Purdue University is celebrating a milestone in startup creation reached last year. The university says it has reached 223 startups with more than $350 million in funding and investments generated, as well as more than 300 new jobs. In an interview with Inside INdiana Business, Purdue Research Foundation Vice President of Entrepreneurship and Placemaking Greg Deason said the rise in startup activity followed a challenge by President Mitch Daniels shortly after he took office.
“Quite specifically, we responded to that by creating the Purdue Foundry and Purdue Ventures, which are providing resources to help people with big ideas take those forward, but we also, through our office of tech commercialization here at Purdue, did a number of things to make it easier for people to license our technologies,” said Deason. “Those were the backdrops, but we had made a deliberate decision that we were going to make a bigger impact in commercialization.”
Purdue says 130 of the startups have licensed Purdue University intellectual property, with the remainder being affiliated with Purdue in some way and/or based on company-owned intellectual property.
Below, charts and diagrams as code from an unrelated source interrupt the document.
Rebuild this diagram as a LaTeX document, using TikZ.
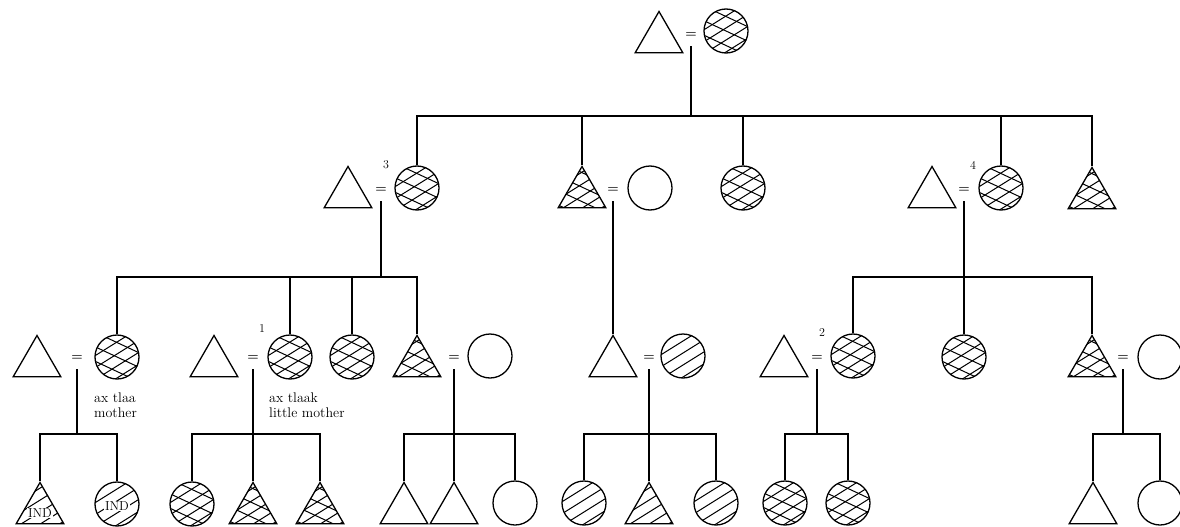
\documentclass[tikz,border=0pt]{standalone}
\usepackage{fontspec}
\usetikzlibrary{shapes.geometric, calc}
\tikzstyle{person}      = [draw=black, 
                           line width=1.3pt, 
                           inner sep=0pt]
\tikzstyle{male}        = [person, 
                           regular polygon, 
                           regular polygon sides=3, 
                           minimum size=55pt]
\tikzstyle{female}      = [person, 
                           circle, 
                           minimum size=44pt]
\tikzstyle{hatchLine}   = [line width=1pt]
\tikzstyle{singleHatch} = [path picture={
                           \foreach \k in {-3,...,3}
                               \draw [hatchLine] ([shift={(0,\k*12+3)}] path picture bounding box.center)
                                   ++(212:50) -- ++(32:100);
                           }]
\tikzstyle{crossHatch}  = [path picture={
                           \foreach \k in {-3,...,3} {
                               \draw [hatchLine] ([shift={(0,\k*12+3)}] path picture bounding box.center)
                                   ++(212:50) -- ++(32:100);
                               \draw [hatchLine] ([shift={(0,\k*14.5)}] path picture bounding box.center)
                                   ++(155:50) -- ++(-25:100);
                           }}]
\tikzstyle{marriage}    = [inner sep=0pt, 
                           minimum height=22pt, 
                           font=\fontsize{13}{13}\bfseries]
\tikzstyle{kinLine}     = [line width=1.3pt]
\tikzstyle{gloss}       = [anchor=north west, 
                           align=left, 
                           inner sep=0pt, 
                           font=\fontsize{14}{15}\selectfont]
\tikzstyle{refNumber}   = [inner sep=0pt, 
                           font=\fontsize{12}{12}\selectfont]
\tikzstyle{indLabel}    = [fill=white, 
                           inner sep=1pt, 
                           font=\fontsize{13}{13}\selectfont]

\begin{document}
\begin{tikzpicture}[x=1pt, y=1pt]
        \useasboundingbox (0,0) rectangle (1180,-527);

        % first generation
        \node [male] (M1)                  at (659,-39) {};
        \node [marriage] (E1)              at (691,-35) {=};
        \node [female, crossHatch] (F1)    at (726,-31) {};

        % second generation
        \node [male] (M2a)                 at (348,-194) {};
        \node [marriage] (E2a)             at (381,-190) {=};
        \node [female, crossHatch] (F2a)   at (417,-188) {};
        \node [male, crossHatch] (M2b)     at (582,-194) {};
        \node [marriage] (E2b)             at (613,-190) {=};
        \node [female] (F2b)               at (650,-188) {};
        \node [female, crossHatch] (F2c)   at (743,-188) {};
        \node [male] (M2d)                 at (932,-194) {};
        \node [marriage] (E2d)             at (964,-190) {=};
        \node [female, crossHatch] (F2d)   at (1001,-188) {};
        \node [male, crossHatch] (M2e)     at (1092,-195) {};

        \node [refNumber] (numThree)       at ([shift={(-31,23)}] F2a) {3};
        \node [refNumber] (numFour)        at ([shift={(-28,23)}] F2d) {4};

        % third generation
        \node [male] (M3a)                 at (37,-363) {};
        \node [marriage] (E3a)             at (77,-358) {=};
        \node [female, crossHatch] (F3a)   at (117,-357) {};
        \node [male] (M3b)                 at (214,-363) {};
        \node [marriage] (E3b)             at (253,-358) {=};
        \node [female, crossHatch] (F3b)   at (290,-357) {};
        \node [female, crossHatch] (F3c)   at (352,-357) {};
        \node [male, crossHatch] (M3d)     at (417,-363) {};
        \node [marriage] (E3d)             at (454,-358) {=};
        \node [female] (F3d)               at (490,-356) {};
        \node [male] (M3e)                 at (613,-363) {};
        \node [marriage] (E3e)             at (649,-358) {=};
        \node [female, singleHatch] (F3e)  at (683,-356) {};
        \node [male] (M3f)                 at (784,-363) {};
        \node [marriage] (E3f)             at (817,-358) {=};
        \node [female, crossHatch] (F3f)   at (853,-356) {};
        \node [female, crossHatch] (F3g)   at (964,-357) {};
        \node [male, crossHatch] (M3h)     at (1092,-363) {};
        \node [marriage] (E3h)             at (1123,-358) {=};
        \node [female] (F3h)               at (1160,-357) {};

        \node [refNumber] (numOne)         at ([shift={(-28,28)}] F3b) {1};
        \node [refNumber] (numTwo)         at ([shift={(-31,23)}] F3f) {2};

        \node [gloss] (glossMother)        at (94,-393) {ax tlaa\\mother};
        \node [gloss] (glossLittle)        at (269,-393) {ax tlaak\\little mother};

        % fourth generation
        \node [male, singleHatch] (M4a)    at (40,-510) {};
        \node [female, singleHatch] (F4a)  at (117,-504) {};
        \node [female, crossHatch] (F4b)   at (192,-504) {};
        \node [male, crossHatch] (M4b)     at (253,-510) {};
        \node [male, crossHatch] (M4c)     at (320,-510) {};
        \node [male] (M4d)                 at (404,-510) {};
        \node [male] (M4e)                 at (454,-510) {};
        \node [female] (F4e)               at (515,-503) {};
        \node [female, singleHatch] (F4f)  at (584,-503) {};
        \node [male, singleHatch] (M4f)    at (649,-510) {};
        \node [female, singleHatch] (F4g)  at (716,-503) {};
        \node [female, crossHatch] (F4h)   at (785,-503) {};
        \node [female, crossHatch] (F4i)   at (848,-503) {};
        \node [male] (M4j)                 at (1093,-510) {};
        \node [female] (F4j)               at (1160,-503) {};

        \node [indLabel] (indSon)          at ([shift={(0,-3)}] M4a) {IND};
        \node [indLabel] (indDaughter)     at ([shift={(0,-2)}] F4a) {IND};

        % descent lines
        \coordinate (B1) at (E1.south |- 0,-116);
        \draw [kinLine] (E1.south) -- (B1);
        \draw [kinLine] (B1) -| (F2a.north);
        \draw [kinLine] (B1) -| (M2b.north);
        \draw [kinLine] (B1) -| (F2c.north);
        \draw [kinLine] (B1) -| (F2d.north);
        \draw [kinLine] (B1) -| (M2e.north);

        \coordinate (B2a) at (E2a.south |- 0,-277);
        \draw [kinLine] (E2a.south) -- (B2a);
        \draw [kinLine] (B2a) -| (F3a.north);
        \draw [kinLine] (B2a) -| (F3b.north);
        \draw [kinLine] (B2a) -| (F3c.north);
        \draw [kinLine] (B2a) -| (M3d.north);

        \draw [kinLine] (E2b.south) -- (M3e.north);

        \coordinate (B2d) at (E2d.south |- 0,-277);
        \draw [kinLine] (E2d.south) -- (F3g.north);
        \draw [kinLine] (B2d) -| (F3f.north);
        \draw [kinLine] (B2d) -| (M3h.north);

        \coordinate (B3a) at (E3a.south |- 0,-434);
        \draw [kinLine] (E3a.south) -- (B3a);
        \draw [kinLine] (B3a) -| (M4a.north);
        \draw [kinLine] (B3a) -| (F4a.north);

        \coordinate (B3b) at (E3b.south |- 0,-434);
        \draw [kinLine] (E3b.south) -- (M4b.north);
        \draw [kinLine] (B3b) -| (F4b.north);
        \draw [kinLine] (B3b) -| (M4c.north);

        \coordinate (B3d) at (E3d.south |- 0,-434);
        \draw [kinLine] (E3d.south) -- (M4e.north);
        \draw [kinLine] (B3d) -| (M4d.north);
        \draw [kinLine] (B3d) -| (F4e.north);

        \coordinate (B3e) at (E3e.south |- 0,-434);
        \draw [kinLine] (E3e.south) -- (M4f.north);
        \draw [kinLine] (B3e) -| (F4f.north);
        \draw [kinLine] (B3e) -| (F4g.north);

        \coordinate (B3f) at (E3f.south |- 0,-434);
        \draw [kinLine] (E3f.south) -- (B3f);
        \draw [kinLine] (B3f) -| (F4h.north);
        \draw [kinLine] (B3f) -| (F4i.north);

        \coordinate (B3h) at (E3h.south |- 0,-434);
        \draw [kinLine] (E3h.south) -- (B3h);
        \draw [kinLine] (B3h) -| (M4j.north);
        \draw [kinLine] (B3h) -| (F4j.north);

    \end{tikzpicture}
\end{document}
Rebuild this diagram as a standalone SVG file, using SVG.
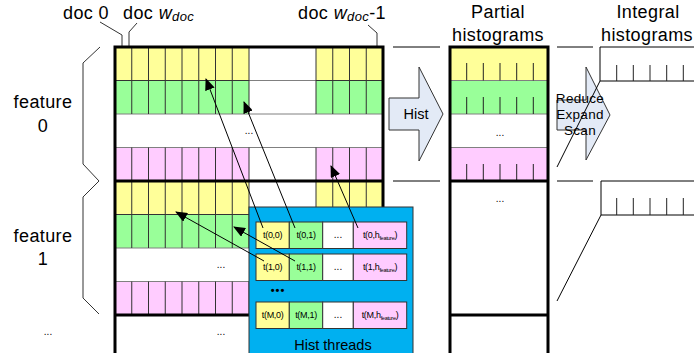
<svg xmlns="http://www.w3.org/2000/svg" width="694" height="353" viewBox="0 0 694 353">
<defs>
<style>
text{font-family:"Liberation Sans",Arial,sans-serif;fill:#000}
.big{font-size:18px;letter-spacing:0.4px}
.y{fill:#FFFF99}.g{fill:#99FF99}.p{fill:#FFCCFF}
.cell{stroke:#333;stroke-width:1}
.sep{stroke:#808080;stroke-width:1;fill:none}
.thick{stroke:#000;stroke-width:3;fill:none}
.thin{stroke:#000;stroke-width:1;fill:none}
.tick{stroke:#222;stroke-width:1}
.lead{stroke:#333;stroke-width:1;fill:none}
.dots{font-size:10px}
.tc{font-size:9px;text-anchor:middle;letter-spacing:-0.3px}
.sub{font-size:5.5px}
.arr{fill:#E3EAF6;stroke:#333;stroke-width:1}
.conn{stroke:#000;stroke-width:1;fill:none;marker-end:url(#ah)}
</style>
<marker id="ah" markerWidth="12" markerHeight="10" refX="11" refY="5" orient="auto" markerUnits="userSpaceOnUse">
<path d="M0,0 L12,5 L0,10 z" fill="#000"/>
</marker>
</defs>
<rect width="694" height="353" fill="#fff"/>

<g id="labels">
<text class="big" x="63" y="19">doc 0</text>
<text class="big" x="123" y="19">doc <tspan font-style="italic">w</tspan><tspan font-style="italic" font-size="13" dy="2">doc</tspan></text>
<text class="big" x="298" y="19">doc <tspan font-style="italic">w</tspan><tspan font-style="italic" font-size="13" dy="2">doc</tspan><tspan dy="-2">-1</tspan></text>
<text class="big" x="43" y="108" text-anchor="middle">feature</text>
<text class="big" x="43" y="131.5" text-anchor="middle">0</text>
<text class="big" x="43" y="241.5" text-anchor="middle">feature</text>
<text class="big" x="43" y="265" text-anchor="middle">1</text>
<text class="dots" x="48" y="335" text-anchor="middle">...</text>
<text class="big" x="498" y="18" text-anchor="middle">Partial</text>
<text class="big" x="498" y="41" text-anchor="middle">histograms</text>
<text class="big" x="648" y="18" text-anchor="middle">Integral</text>
<text class="big" x="647" y="41" text-anchor="middle" letter-spacing="0">histograms</text>
<path class="lead" d="M100,22 L122,35 V57 M137,23 L129,32 V89 M368,25 L377,33 V58"/>
<path class="lead" d="M100,47 L83,63 V164 L99,181 L83,197 V298 L99,314"/>
</g>

<g id="doc-grid">
<rect class="y" x="115" y="47" width="134" height="33.5"/><rect class="y" x="316" y="47" width="67" height="33.5"/>
<rect class="g" x="115" y="80.5" width="134" height="33.5"/><rect class="g" x="316" y="80.5" width="67" height="33.5"/>
<rect class="p" x="115" y="147.5" width="134" height="33.5"/><rect class="p" x="316" y="147.5" width="67" height="33.5"/>
<rect class="y" x="115" y="181" width="134" height="33.5"/><rect class="y" x="316" y="181" width="67" height="33.5"/>
<rect class="g" x="115" y="214.5" width="134" height="33.5"/><rect class="g" x="316" y="214.5" width="67" height="33.5"/>
<rect class="p" x="115" y="281.5" width="134" height="33.5"/><rect class="p" x="316" y="281.5" width="67" height="33.5"/>
<path class="sep" d="M115,80.5 H383 M115,114 H383 M115,147.5 H383 M115,214.5 H383 M115,248 H383 M115,281.5 H383"/>
<path class="cell" d="M131.75,47 V114 M148.5,47 V114 M165.25,47 V114 M182,47 V114 M198.75,47 V114 M215.5,47 V114 M232.25,47 V114 M249,47 V114
M131.75,147.5 V248 M148.5,147.5 V248 M165.25,147.5 V248 M182,147.5 V248 M198.75,147.5 V248 M215.5,147.5 V248 M232.25,147.5 V248 M249,147.5 V248
M131.75,281.5 V315 M148.5,281.5 V315 M165.25,281.5 V315 M182,281.5 V315 M198.75,281.5 V315 M215.5,281.5 V315 M232.25,281.5 V315 M249,281.5 V315
M316,47 V114 M332.75,47 V114 M349.5,47 V114 M366.25,47 V114
M316,147.5 V248 M332.75,147.5 V248 M349.5,147.5 V248 M366.25,147.5 V248
M316,281.5 V315 M332.75,281.5 V315 M349.5,281.5 V315 M366.25,281.5 V315
M115,80.5 H249 M316,80.5 H383 M115,214.5 H249 M316,214.5 H383"/>
<path class="thick" d="M115,353 V47 H383 V353 M115,181 H383 M115,315 H383"/>
<text class="dots" x="249" y="134" text-anchor="middle">...</text>
<text class="dots" x="221" y="268" text-anchor="middle">...</text>
<text class="dots" x="221" y="335" text-anchor="middle">...</text>
</g>

<g id="hist-arrow">
<polygon class="arr" points="389,98 419,98 419,67 443,114 419,161 419,130 389,130"/>
<text x="416" y="119" font-size="14.5" text-anchor="middle">Hist</text>
</g>
<path class="thin" d="M393,47 H440 M393,181 H440"/>

<g id="partial-histograms">
<rect class="y" x="450" y="47" width="98" height="33.5"/>
<rect class="g" x="450" y="80.5" width="98" height="33.5"/>
<rect class="p" x="450" y="147.5" width="98" height="33.5"/>
<path class="sep" d="M450,80.5 H548 M450,114 H548 M450,147.5 H548"/>
<path class="tick" d="M466.7,63 V80.5 M483.3,63 V80.5 M500,63 V80.5 M516.7,63 V80.5 M533.3,63 V80.5
M466.7,97 V114 M483.3,97 V114 M500,97 V114 M516.7,97 V114 M533.3,97 V114
M466.7,164 V181 M483.3,164 V181 M500,164 V181 M516.7,164 V181 M533.3,164 V181"/>
<path class="thick" d="M450,353 V47 H548 V353 M450,181 H548 M450,315 H548"/>
<text class="dots" x="500" y="136" text-anchor="middle">...</text>
<text class="dots" x="500" y="202" text-anchor="middle">...</text>
</g>

<g id="reduce-arrow">
<polygon class="arr" points="557,100 586,100 586,67 610,115 586,160 586,130 557,130"/>
<text x="580" y="102.5" font-size="13.5" text-anchor="middle" letter-spacing="0.3">Reduce</text>
<text x="580" y="118.5" font-size="13.5" text-anchor="middle" letter-spacing="0.3">Expand</text>
<text x="580" y="134.5" font-size="13.5" text-anchor="middle" letter-spacing="0.3">Scan</text>
</g>
<path class="thin" d="M557,47 H593 M557,181 H593 M557,167 L600,81 M557,301 L601,215"/>

<g id="integral-histograms">
<path class="thin" d="M600,81 V47 H694 M600,81 H694 M601,215 V181 H694 M601,215 H694"/>
<path class="tick" d="M616.7,65 V81 M633.3,65 V81 M650,65 V81 M666.7,65 V81 M683.3,65 V81
M616.7,198 V215 M633.3,198 V215 M650,198 V215 M666.7,198 V215 M683.3,198 V215"/>
</g>

<g id="hist-threads">
<rect x="249" y="207" width="164" height="160" fill="#00B0F0" stroke="#333" stroke-width="1"/>
<g class="cell">
<rect class="y" x="256" y="222" width="33.3" height="26.5"/><rect class="g" x="289.3" y="222" width="33.4" height="26.5"/><rect x="322.7" y="222" width="30.6" height="26.5" fill="#fff"/><rect class="p" x="353.3" y="222" width="53.4" height="26.5"/>
<rect class="y" x="256" y="254" width="33.3" height="26.5"/><rect class="g" x="289.3" y="254" width="33.4" height="26.5"/><rect x="322.7" y="254" width="30.6" height="26.5" fill="#fff"/><rect class="p" x="353.3" y="254" width="53.4" height="26.5"/>
<rect class="y" x="256" y="302" width="33.3" height="26.5"/><rect class="g" x="289.3" y="302" width="33.4" height="26.5"/><rect x="322.7" y="302" width="30.6" height="26.5" fill="#fff"/><rect class="p" x="353.3" y="302" width="53.4" height="26.5"/>
</g>
<text class="tc" x="272.6" y="238">t(0,0)</text><text class="tc" x="306" y="238">t(0,1)</text><text class="dots" x="338" y="238" text-anchor="middle">...</text><text class="tc" x="380" y="238">t(0,h<tspan class="sub" dy="1.5">feature</tspan><tspan dy="-1.5">)</tspan></text>
<text class="tc" x="272.6" y="270">t(1,0)</text><text class="tc" x="306" y="270">t(1,1)</text><text class="dots" x="338" y="270" text-anchor="middle">...</text><text class="tc" x="380" y="270">t(1,h<tspan class="sub" dy="1.5">feature</tspan><tspan dy="-1.5">)</tspan></text>
<text class="tc" x="272.6" y="318">t(M,0)</text><text class="tc" x="306" y="318">t(M,1)</text><text class="dots" x="338" y="318" text-anchor="middle">...</text><text class="tc" x="380" y="318">t(M,h<tspan class="sub" dy="1.5">feature</tspan><tspan dy="-1.5">)</tspan></text>
<text x="278" y="294" font-size="11" font-weight="bold" text-anchor="middle" letter-spacing="1">•••</text>
<text x="333" y="350" font-size="14.5" text-anchor="middle">Hist threads</text>
</g>

<g id="connectors">
<path class="conn" d="M263,228 L206,79"/>
<path class="conn" d="M295,228 L244,102"/>
<path class="conn" d="M358,228 L331,166"/>
<path class="conn" d="M264,261 L176,212"/>
<path class="conn" d="M295,261 L234,227"/>
</g>
</svg>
Deason says more than 60 of the startups are founded and owned by Purdue students and more than 180 of them remain based in Indiana.
A few Purdue startups were acquired in 2018, including the drug development company Endocyte Inc., which was acquired by Switzerland-based Novartis AG in a $2.1 billion deal. Deason says one of the main ways to build on the recent success is to make sure those startups have everything they need to be successful.
“When you look at startup dynamics, it generally starts with a big idea but you’ve got to surround yourself with teams and the right kinds of talent, the right kinds of capital, in order for you to have a shot at going forward,” said Deason. “We’re going to be doing all that we can within our power, not only within the university itself, but within the alumni base. That’s a piece of what we do and with that specifically, we want to see more companies like Endocyte that have an opportunity to partner and be acquired with a larger company that can take their idea forward.
Deason says the expansion of the Purdue Discovery Park District will continue to support entrepreneurs and innovators going forward. He says the university is setting the stage to become a global leader in commercialization.
“As we continue to build momentum here and see additional startups with success and growth and companies working with Purdue, I think we’re going to see continued growth of companies that want to choose to be in Indiana,” said Deason. “Indiana’s already a great business environment and when you couple that with the capability and the talent and the ideas and the resources that Purdue is putting forward through the Discovery Park District and through the foundry and Purdue Ventures and the office of tech commercialization, I think it sets the stage for dramatic growth.”